The verse also contains the ruling on tayammum (dry ablution): 'and if you do not find water, then perform tayammum with clean earth, wiping your faces and your hands.' Al-Tahawi derives from this that tayammum requires the striking of clean earth (sa'id) twice, once for the face and once for the hands including the elbows, the Hanafi position distinguishing them from those who hold that the hands in tayammum are limited to the wrists. The word 'sa'id' is interpreted broadly by Abu Hanifa to include any substance of the earth's surface, including sand, stone, and clay, making tayammum valid even on surfaces that do not leave dust on the hands, unlike the Shafi'i restriction to soil that produces adhering dust.
The famous legal disagreement over what is meant by 'or you have touched women' (aw lamastumus-nisa') in the purification verse is treated at length by al-Tahawi. The Hanafi interpretation, following a reading attributed to Ibn Abbas among the companions, is that 'touching' here is a euphemism for sexual intercourse. On this reading, mere skin contact between a man and a woman, even a non-mahram woman, does not break the state of ritual purity and does not require new wudu before prayer. The Shafi'i school and others read the verse as referring to any physical touching, making skin contact a cause of impurity. Al-Tahawi marshals the evidence for the Hanafi reading, including the fact that the same expression is used in the Quran elsewhere as a euphemism for intercourse, and that requiring wudu after any contact would create impractical hardship.

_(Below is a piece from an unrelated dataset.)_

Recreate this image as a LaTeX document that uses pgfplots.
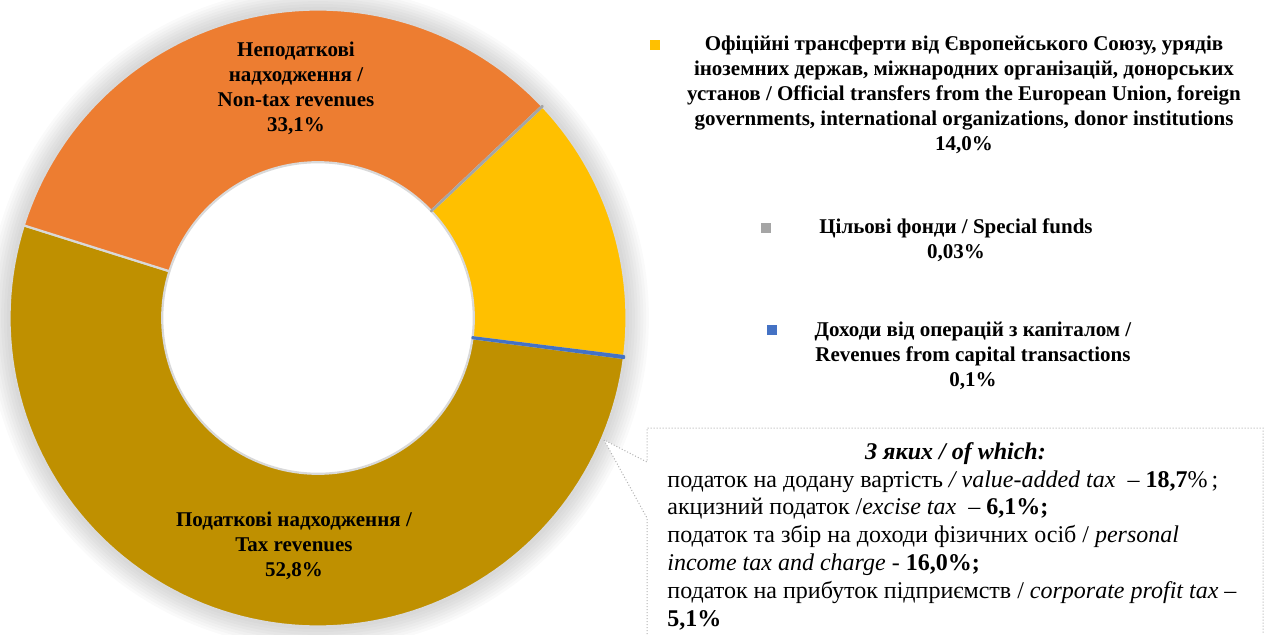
\documentclass[border=0pt]{standalone}
\usepackage{pgfplots}
\usepackage{pgfplotstable}
\usepackage{fontspec}
\setmainfont{Liberation Serif}[
  BoldFont={Liberation Serif Bold},
  ItalicFont={Liberation Serif Italic},
  BoldItalicFont={Liberation Serif Bold Italic}]
\pgfplotsset{compat=1.18}

\definecolor{cTax}{HTML}{BF9000}
\definecolor{cNonTax}{HTML}{ED7D31}
\definecolor{cOfficial}{HTML}{FFC000}
\definecolor{cSpecial}{HTML}{A5A5A5}
\definecolor{cCapital}{HTML}{4472C4}
\definecolor{sep}{HTML}{D9D9D9}

% shares of revenues, %, in clockwise order from the top right
\pgfplotstableread[col sep=comma]{
name,value
special,0.03
official,14.0
capital,0.1
tax,52.8
nontax,33.1
}\shares

\newcommand\getv[2]{\pgfplotstablegetelem{#1}{value}\of\shares\xdef#2{\pgfplotsretval}}
\getv{0}\vSpecial
\getv{1}\vOfficial
\getv{2}\vCapital
\getv{3}\vTax
\getv{4}\vNonTax
\pgfmathsetmacro\tot{\vSpecial+\vOfficial+\vCapital+\vTax+\vNonTax}
\pgfmathsetmacro\aSpecial{43.4}
\pgfmathsetmacro\aOfficial{\aSpecial-3.6*(\vSpecial/\tot)*100}
\pgfmathsetmacro\aCapital{\aOfficial-3.6*(\vOfficial/\tot)*100}
\pgfmathsetmacro\aTax{\aCapital-3.6*(\vCapital/\tot)*100}
\pgfmathsetmacro\aNonTax{\aTax-3.6*(\vTax/\tot)*100}
\pgfmathsetmacro\aEnd{\aNonTax-3.6*(\vNonTax/\tot)*100}
\def\ri{0.505}

% ring sector from angle #1 to #2: outer arc, radial edge, inner arc back
\newcommand\slice[4]{%
  \addplot[fill=#3, draw=#4, domain=0:3, samples=301, variable=\t, line join=round]
    ({(1-(1-\ri)*min(max(\t-1,0),1))*cos(#1+(#2-#1)*min(\t,1)-(#2-#1)*max(\t-2,0))},
     {(1-(1-\ri)*min(max(\t-1,0),1))*sin(#1+(#2-#1)*min(\t,1)-(#2-#1)*max(\t-2,0))}) -- cycle;}

\begin{document}
\begin{tikzpicture}
\begin{axis}[
    x=154.25pt, y=154.25pt,
    xmin=-1.0308, xmax=3.0924,
    ymin=-1.0243, ymax=1.0308,
    hide axis, clip=false,
  ]
  % soft glow round the ring
  \pgfplotsinvokeforeach{1,...,8}{
    \fill[black, opacity=0.02] (axis cs:0,0) circle [radius=154.25pt+#1*1.4pt];
  }
  \fill[white] (axis cs:0,0) circle [radius=154.25pt];
  \pgfplotsset{every axis plot/.append style={line width=1.5pt}}
  \slice{\aOfficial}{\aCapital}{cOfficial}{sep}
  \slice{\aTax}{\aNonTax}{cTax}{sep}
  \slice{\aNonTax}{\aEnd}{cNonTax}{sep}
  \pgfplotsset{every axis plot/.append style={line width=1.1pt}}
  \slice{\aSpecial}{\aOfficial}{cSpecial}{cSpecial}
  \slice{\aCapital}{\aTax}{cCapital}{cCapital}
\end{axis}

\begin{scope}[shift={(current axis.north west)}, x=0.5pt, y=-0.5pt,
    every node/.style={font=\bfseries\fontsize{10.5}{12.5}\selectfont, align=center, inner sep=0pt}]
  % labels in the ring
  \node at (296,88) {Неподаткові\\надходження /\\Non-tax revenues\\33,1\%};
  \node at (294,546) {Податкові надходження /\\Tax revenues\\52,8\%};
  % legend-like labels
  \fill[cOfficial] (650,40) rectangle (660,50);
  \node at (964,95) {Офіційні трансферти від Європейського Союзу, урядів\\
    іноземних держав, міжнародних організацій, донорських\\
    установ / Official transfers from the European Union, foreign\\
    governments, international organizations, donor institutions\\14,0\%};
  \fill[cSpecial] (761,223) rectangle (771,233);
  \node at (956,240) {Цільові фонди / Special funds\\0,03\%};
  \fill[cCapital] (767,325) rectangle (777,335);
  \node at (973,356) {Доходи від операцій з капіталом /\\Revenues from capital transactions\\0,1\%};
  % callout
  \fill[white] (647,634) -- (647,518) -- (604,440) -- (647,462) -- (647,428)
    -- (1263,428) -- (1263,634) -- cycle;
  \draw[gray!60, densely dotted, line width=0.5pt] (647,634) -- (647,518) -- (604,440)
    -- (647,462) -- (647,428) -- (1263,428) -- (1263,634);
  \node[anchor=north west, align=left, font=\fontsize{12}{13.9}\selectfont] at (667,442) {%
    \makebox[288pt][c]{\textbf{\textit{З яких / of which:}}}\\
    податок на додану вартість \textit{/ value-added tax}~ – \textbf{18,7}\%\,;\\
    акцизний податок /\textit{excise tax}~ – \textbf{6,1\%;}\\
    податок та збір на доходи фізичних осіб / \textit{personal}\\
    \textit{income tax and charge} - \textbf{16,0\%;}\\
    податок на прибуток підприємств / \textit{corporate profit tax} –\\
    \textbf{5,1\%}};
  \pgfresetboundingbox
  \path (0,0) rectangle (1272,634);
\end{scope}
\end{tikzpicture}
\end{document}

The verse on major ritual impurity (janabah) is also derived from Surah al-Ma'idah: 'and if you are in a state of janabah, purify yourselves.' This establishes the obligatory full-body bath (ghusl) following sexual intercourse or seminal emission. Al-Tahawi records the Hanafi ruling that the obligatory components of ghusl are three: rinsing the mouth (madmadah), inhaling water into the nose (istinshaq), and washing the entire body. The obligation to rinse the mouth and nose in ghusl is the distinctive Hanafi position, differing from the Shafi'i school which regards these as merely recommended. Al-Tahawi argues from the verse that 'purifying oneself' demands a complete purification of every accessible surface, and that the mouth and nasal cavity are internal surfaces accessible during purification.